Nobody ever admits they do their best writing in the bathroom.
(Being genteel, there's no need to elaborate on activities beyond the work.)
Bathroom writing is the closest to being in some kind of Paddy Chayefsky 'Altered State' isolation chamber. Characters there exist fully realized and unashamed, bounding about the walls and toothbrushes like the freed Neanderthal living inside all of us. It's quiet in the bathroom until people begin to look for you, and even then you're safe from interruption (assuming you live in a 2-bath domicile) because you're in a bathroom.

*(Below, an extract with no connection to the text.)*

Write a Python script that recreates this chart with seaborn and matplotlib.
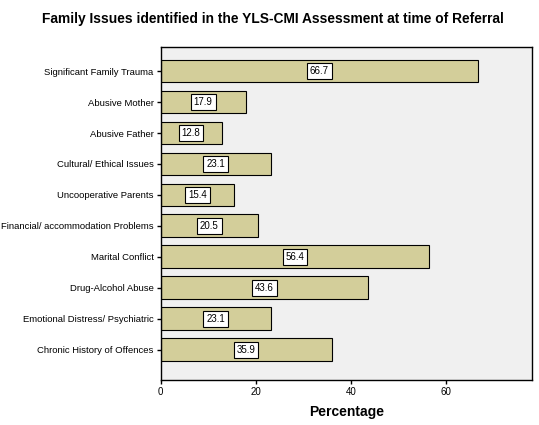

What kind of lowlife scum is going to burst in and risk that kind of emotional scarring? Granted that writing is a hobo's activity--and my hobo pack of tools travels extensively (mostly pen--I am the last person in America without a laptop, owing to the fact that I'm pretty much broke—send your gently used laptop to…)--but the pristine clarity of bathroom thoughts (different from and yet somehow the same as just-woke-up thoughts) means that, should my writing ever take off, my first dedication will properly thank Johnny On The Spot first, my wife second, and my highly tolerant Muse goddess third. I would love to write in my office but as that generally surreptitiously occurs at work, I make do with the small, quiet space outside my bedroom that welcomes me—with cottony softness, no less--pretty much every day.